Réactions politiques
Pour la députée socialiste, Aurélie Filipetti, il s'agit ni plus ni moins d'un "Woerthgate". Lors du débat sur la loi du 5 janvier 2010 sur la protection des sources des journalistes, "j'avais dénoncé un leurre et un dangereux risque de dérive. Force est de constater qu'en voici la preuve, avec un nouveau scandale digne du Watergate, que l'on pourrait surnommer le woerthgate", lance-t-elle.
"Déjà la divulgation de PV tronqués d'auditions de témoins, en temps réel, à certains journaux amis avaient révélé combien l'Elysée était prêt à tout pour orchestrer la communication sur l'affaire. Désormais, on connaît la sanction et l'étendue des moyens employés lorsqu'on veut contrer la version officielle que veut faire accepter le pouvoir", dénonce-t-elle.

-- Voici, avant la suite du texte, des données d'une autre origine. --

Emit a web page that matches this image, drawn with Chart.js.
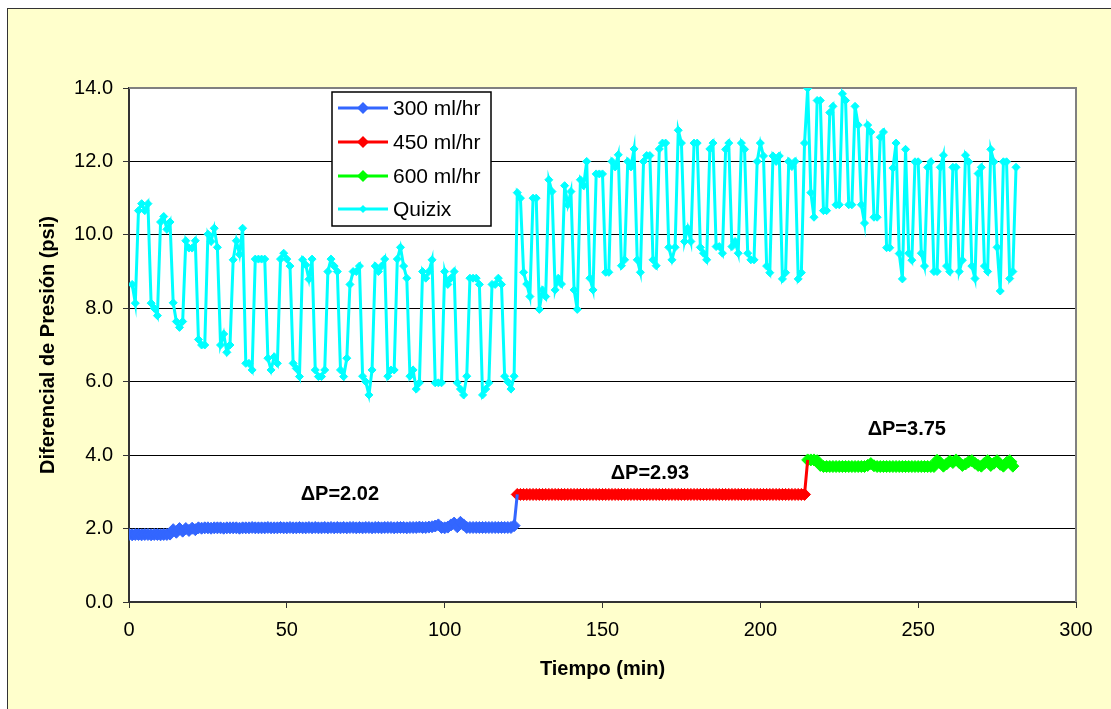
<!DOCTYPE html>
<html>
<head>
<meta charset="utf-8">
<script src="https://cdn.jsdelivr.net/npm/chart.js@4.4.0/dist/chart.umd.min.js"></script>
<style>
  html, body { margin: 0; padding: 0; background: #fff; }
  canvas { display: block; }
</style>
</head>
<body>
<canvas id="chart" width="1111" height="709"></canvas>
<script>
// Data (time in min, pressure in psi)
const seriesNames = ['300 ml/hr', '450 ml/hr', '600 ml/hr', 'Quizix'];
const seriesColors = ['#3366FF', '#FF0000', '#00FF00', '#00FFFF'];
const stepMin = 1;

const blueStart = 0;
const bluePsi = [
    1.84, 1.83, 1.84, 1.84, 1.83, 1.84, 1.84, 1.83, 1.84, 1.84, 1.83, 1.84, 1.84, 1.85,
    1.97, 1.90, 2.00, 1.93, 2.00, 1.95, 2.01, 1.97, 2.02,
    2.01, 2.02, 2.02, 2.01, 2.02, 2.02, 2.02, 2.01, 2.02, 2.02,
    2.02, 2.02, 2.01, 2.02, 2.02, 2.02, 2.03, 2.02, 2.02, 2.02,
    2.02, 2.03, 2.02, 2.02, 2.02, 2.03, 2.02, 2.02, 2.03, 2.02,
    2.02, 2.03, 2.02, 2.02, 2.03, 2.02, 2.03, 2.02, 2.02, 2.03,
    2.02, 2.03, 2.02, 2.03, 2.02, 2.03, 2.02, 2.03, 2.03, 2.02,
    2.03, 2.02, 2.03, 2.03, 2.02, 2.03, 2.03, 2.02, 2.03, 2.03,
    2.03, 2.02, 2.03, 2.03, 2.03, 2.02, 2.03, 2.03, 2.03, 2.04,
    2.03, 2.03, 2.04, 2.05,
    2.07, 2.10, 2.03, 2.02, 2.04, 2.10, 2.15, 2.05, 2.17, 2.10, 2.03,
    2.03, 2.03, 2.03, 2.03, 2.03, 2.03, 2.03, 2.03, 2.03, 2.03, 2.03, 2.03, 2.03, 2.03,
    2.08
];

const redStart = 123;
const redPsi = [
    2.93, 2.93, 2.93, 2.93, 2.93, 2.93, 2.93, 2.93, 2.93, 2.93,
    2.93, 2.93, 2.93, 2.93, 2.93, 2.93, 2.93, 2.93, 2.93, 2.93,
    2.93, 2.93, 2.93, 2.93, 2.93, 2.93, 2.93, 2.93, 2.93, 2.93,
    2.93, 2.93, 2.93, 2.93, 2.93, 2.93, 2.93, 2.93, 2.93, 2.93,
    2.93, 2.93, 2.93, 2.93, 2.93, 2.93, 2.93, 2.93, 2.93, 2.93,
    2.93, 2.93, 2.93, 2.93, 2.93, 2.93, 2.93, 2.93, 2.93, 2.93,
    2.93, 2.93, 2.93, 2.93, 2.93, 2.93, 2.93, 2.93, 2.93, 2.93,
    2.93, 2.93, 2.93, 2.93, 2.93, 2.93, 2.93, 2.93, 2.93, 2.93,
    2.93, 2.93, 2.93, 2.93, 2.93, 2.93, 2.93, 2.93, 2.93, 2.93,
    2.93, 2.93
];

const greenStart = 215;
const greenPsi = [
    3.87, 3.87, 3.87, 3.85, 3.72,
    3.69, 3.69, 3.69, 3.69, 3.69, 3.69, 3.69, 3.69, 3.69, 3.69, 3.69, 3.69, 3.69, 3.69,
    3.72, 3.77, 3.71,
    3.69, 3.69, 3.69, 3.69, 3.69, 3.69, 3.69, 3.69, 3.69, 3.69,
    3.69, 3.69, 3.69, 3.69, 3.69, 3.69, 3.69, 3.69, 3.69,
    3.86, 3.80, 3.70, 3.76, 3.84, 3.80, 3.87, 3.80, 3.72, 3.76,
    3.82, 3.85, 3.78, 3.72, 3.70, 3.78, 3.85, 3.72, 3.78, 3.85,
    3.75, 3.70, 3.80, 3.85, 3.70, 3.85
];

const quizixStart = 1;
const quizixPsi = [
    8.65, 8.14, 10.66, 10.85, 10.66, 10.85, 8.14, 8.0, 7.8, 10.35,
    10.5, 10.15, 10.35, 8.15, 7.64, 7.48, 7.64, 9.84, 9.64, 9.64,
    9.84, 7.15, 7.0, 7.0, 10.02, 9.82, 10.18, 9.66, 7.0, 7.3,
    6.8, 7.0, 9.32, 9.84, 9.47, 10.18, 6.5, 6.5, 6.32, 9.34,
    9.34, 9.34, 9.34, 6.64, 6.32, 6.68, 6.5, 9.34, 9.5, 9.34,
    9.15, 6.5, 6.36, 6.14, 9.32, 9.18, 8.79, 9.34, 6.32, 6.14,
    6.14, 6.32, 9.0, 9.34, 9.15, 9.0, 6.32, 6.14, 6.64, 8.65,
    9.0, 9.0, 9.15, 6.15, 6.0, 5.64, 6.32, 9.15, 9.0, 9.15,
    9.34, 6.15, 6.32, 6.32, 9.34, 9.66, 9.15, 8.82, 6.15, 6.32,
    5.8, 5.97, 9.0, 8.82, 9.0, 9.32, 5.97, 5.97, 5.97, 9.0,
    8.65, 8.82, 9.0, 5.97, 5.8, 5.64, 6.15, 8.82, 8.82, 8.82,
    8.65, 5.64, 5.8, 5.97, 8.65, 8.65, 8.82, 8.65, 6.15, 6.0,
    5.8, 6.15, 11.15, 11.0, 8.98, 8.66, 8.32, 11.0, 11.0, 7.97,
    8.5, 8.32, 11.5, 11.18, 8.5, 8.82, 8.66, 11.34, 10.82, 11.18,
    8.5, 7.97, 11.5, 11.34, 12.0, 8.82, 8.5, 11.66, 11.66, 11.66,
    8.98, 8.98, 12.0, 11.85, 12.18, 9.16, 9.32, 12.0, 11.85, 12.34,
    9.32, 8.98, 12.0, 12.16, 12.16, 9.32, 9.16, 12.34, 12.5, 12.5,
    9.66, 9.32, 9.66, 12.85, 12.5, 9.82, 10.18, 9.82, 12.5, 12.5,
    9.66, 9.5, 9.32, 12.34, 12.5, 9.68, 9.68, 9.5, 12.33, 12.5,
    9.68, 9.82, 9.5, 12.5, 12.33, 9.5, 9.32, 9.32, 12.0, 12.5,
    12.15, 9.15, 8.97, 12.15, 12.0, 12.15, 8.8, 8.97, 12.0, 11.86,
    12.0, 8.8, 8.97, 12.5, 13.99, 11.15, 10.48, 13.66, 13.66, 10.66,
    10.66, 13.33, 13.5, 10.82, 10.82, 13.84, 13.66, 10.82, 10.82, 13.5,
    12.99, 10.82, 10.32, 12.99, 12.8, 10.48, 10.48, 12.66, 12.8, 9.65,
    9.65, 11.82, 12.5, 9.49, 8.8, 12.33, 9.5, 9.31, 11.99, 11.99,
    9.5, 9.15, 11.84, 11.99, 9.0, 9.0, 11.84, 12.17, 9.15, 9.0,
    11.84, 11.84, 9.0, 9.31, 12.17, 11.99, 9.15, 8.81, 11.67, 11.84,
    9.15, 9.0, 12.33, 11.99, 9.66, 8.47, 11.99, 11.99, 8.81, 9.0, 11.84
];

const xTicks = [0, 50, 100, 150, 200, 250, 300];
const yTicks = [0, 2, 4, 6, 8, 10, 12, 14];
const deltaLabels = ['\u0394P=2.02', '\u0394P=2.93', '\u0394P=3.75'];

const FONT = "'Liberation Sans', Arial, sans-serif";

function toPoints(start, values) {
    return values.map((v, i) => ({ x: start + i * stepMin, y: v }));
}

const bluePts = toPoints(blueStart, bluePsi);
const redPts = toPoints(redStart, redPsi);
const greenPts = toPoints(greenStart, greenPsi);
const quizixPts = toPoints(quizixStart, quizixPsi);

// each rate step is joined to the first reading of the next one
const blueData = bluePts.concat([redPts[0]]);
const redData = redPts.concat([greenPts[0]]);

function lastHidden(len, r) {
    return (c) => (c.dataIndex === len - 1 ? 0 : r);
}

function stepDataset(i, data) {
    return {
        label: seriesNames[i],
        data: data,
        borderColor: seriesColors[i],
        backgroundColor: seriesColors[i],
        borderWidth: 3,
        pointStyle: 'rectRot',
        pointRadius: lastHidden(data.length, 6),
        pointBorderWidth: 1,
        pointBorderColor: seriesColors[i],
        pointBackgroundColor: seriesColors[i],
        tension: 0
    };
}

// plot annotations (position in data units)
const labelSpots = [
    { t: 66.8, p: 2.94 },
    { t: 165, p: 3.49 },
    { t: 246.4, p: 4.69 }
];

const framePlugin = {
    id: 'frame',
    beforeDraw(chart) {
        const { ctx, chartArea: a } = chart;
        ctx.save();
        ctx.fillStyle = '#ffffff';
        ctx.fillRect(0, 0, chart.width, chart.height);
        ctx.fillStyle = '#FFFFCC';
        ctx.fillRect(7, 8, chart.width, chart.height);
        ctx.strokeStyle = '#333';
        ctx.lineWidth = 1;
        ctx.strokeRect(7.5, 8.5, chart.width + 20, chart.height + 20);
        ctx.fillStyle = '#ffffff';
        ctx.fillRect(a.left, a.top, a.right - a.left, a.bottom - a.top);
        ctx.restore();
    },
    beforeDatasetsDraw(chart) {
        const { ctx, chartArea: a } = chart;
        ctx.save();
        ctx.strokeStyle = '#808080';
        ctx.lineWidth = 2;
        ctx.beginPath();
        ctx.moveTo(a.left, a.top);
        ctx.lineTo(a.right, a.top);
        ctx.lineTo(a.right, a.bottom);
        ctx.stroke();
        ctx.restore();
    },
    afterDraw(chart) {
        const { ctx, scales } = chart;
        ctx.save();
        // delta P labels
        ctx.font = 'bold 20px ' + FONT;
        ctx.fillStyle = '#000';
        ctx.textAlign = 'center';
        ctx.textBaseline = 'middle';
        deltaLabels.forEach((txt, i) => {
            const s = labelSpots[i];
            ctx.fillText(txt, scales.x.getPixelForValue(s.t), scales.y.getPixelForValue(s.p));
        });

        // legend box
        const bx = 332, by = 92, bw = 159, bh = 134;
        ctx.fillStyle = '#fff';
        ctx.fillRect(bx, by, bw, bh);
        ctx.strokeStyle = '#000';
        ctx.lineWidth = 1.5;
        ctx.strokeRect(bx, by, bw, bh);
        const rows = [108, 142, 176, 209];
        ctx.font = '21px ' + FONT;
        ctx.textAlign = 'left';
        seriesNames.forEach((name, i) => {
            const y = rows[i];
            ctx.strokeStyle = seriesColors[i];
            ctx.lineWidth = 3;
            ctx.beginPath();
            ctx.moveTo(338, y);
            ctx.lineTo(388, y);
            ctx.stroke();
            const r = i === 3 ? 4 : 6;
            ctx.fillStyle = seriesColors[i];
            ctx.beginPath();
            ctx.moveTo(363, y - r);
            ctx.lineTo(363 + r, y);
            ctx.lineTo(363, y + r);
            ctx.lineTo(363 - r, y);
            ctx.closePath();
            ctx.fill();
            ctx.fillStyle = '#000';
            ctx.fillText(name, 393, y + 1);
        });
        ctx.restore();
    }
};

const chart = new Chart(document.getElementById('chart'), {
    type: 'line',
    data: {
        datasets: [
            stepDataset(0, blueData),
            stepDataset(1, redData),
            stepDataset(2, greenPts),
            {
                label: seriesNames[3],
                data: quizixPts,
                borderColor: seriesColors[3],
                backgroundColor: seriesColors[3],
                borderWidth: 3,
                pointStyle: 'rectRot',
                pointRadius: 4,
                pointBorderWidth: 1,
                pointBorderColor: seriesColors[3],
                pointBackgroundColor: seriesColors[3],
                tension: 0
            }
        ]
    },
    options: {
        responsive: false,
        animation: false,
        devicePixelRatio: 1,
        layout: { padding: { left: 0, top: 88, right: 35, bottom: 0 } },
        plugins: {
            legend: { display: false },
            tooltip: { enabled: false }
        },
        scales: {
            x: {
                type: 'linear',
                min: xTicks[0],
                max: xTicks[xTicks.length - 1],
                afterBuildTicks: (s) => { s.ticks = xTicks.map(v => ({ value: v })); },
                afterFit: (s) => { s.height = 107; },
                ticks: {
                    color: '#000',
                    font: { family: FONT, size: 20 },
                    padding: 10,
                    maxRotation: 0
                },
                grid: {
                    drawOnChartArea: false,
                    drawTicks: true,
                    tickLength: 6,
                    tickColor: '#333',
                    tickWidth: 1
                },
                border: { color: '#333', width: 2 },
                title: {
                    display: true,
                    text: 'Tiempo (min)',
                    color: '#000',
                    font: { family: FONT, size: 20, weight: 'bold' },
                    padding: { top: 0, bottom: 28 }
                }
            },
            y: {
                min: yTicks[0],
                max: yTicks[yTicks.length - 1],
                afterBuildTicks: (s) => { s.ticks = yTicks.map(v => ({ value: v })); },
                afterFit: (s) => { s.width = 129; },
                ticks: {
                    color: '#000',
                    font: { family: FONT, size: 20 },
                    padding: 10,
                    callback: (v) => Number(v).toFixed(1)
                },
                grid: {
                    color: '#000',
                    lineWidth: 1,
                    drawTicks: true,
                    tickLength: 6,
                    tickColor: '#333'
                },
                border: { color: '#333', width: 2 },
                title: {
                    display: true,
                    text: 'Diferencial de Presión (psi)',
                    color: '#000',
                    font: { family: FONT, size: 20, weight: 'bold' },
                    padding: { top: 36, bottom: 0 }
                }
            }
        }
    },
    plugins: [framePlugin]
});
</script>
</body>
</html>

Noël Mamère (Verts) a estimé lundi qu'on était "à la veille d'une nouvelle affaire d'Etat". "Si Le Monde va aussi loin c'est qu'il a des éléments pour y aller, ce n'est pas un journal révolutionnaire ni anti-sarkozyste", a déclaré le député-maire de Bègles (Gironde), interrogé par l'AFP.
Le député PS Patrick Bloche a jugé que la violation du secret des sources des journalistes était une "atteinte grave dans un Etat de droit". "Si elles étaient confirmées, les écoutes en question tomberaient sous le coup de la loi et constitueraient un dangereux détournement des moyens de l'Etat au service d'un clan", a affirmé le secrétaire national du PS chargé des médias.
"La police ne peut être utilisée contre la liberté d'informer", a estimé lundi Reporters sans Frontières. "Nous sommes inquiets. Si l'Elysée a réellement donné des consignes visant à violer la loi sur le secret des sources journalistiques dans l'affaire Woerth-Bettencourt, il s'agirait d'une atteinte à la liberté de la presse aussi grave que la mise sur écoute téléphonique de journalistes", écrit l'association.
"On n'a pas l'habitude de commenter une action de justice en cours", a déclaré pour sa part le porte-parole de l'UMP Frédéric Lefebvre.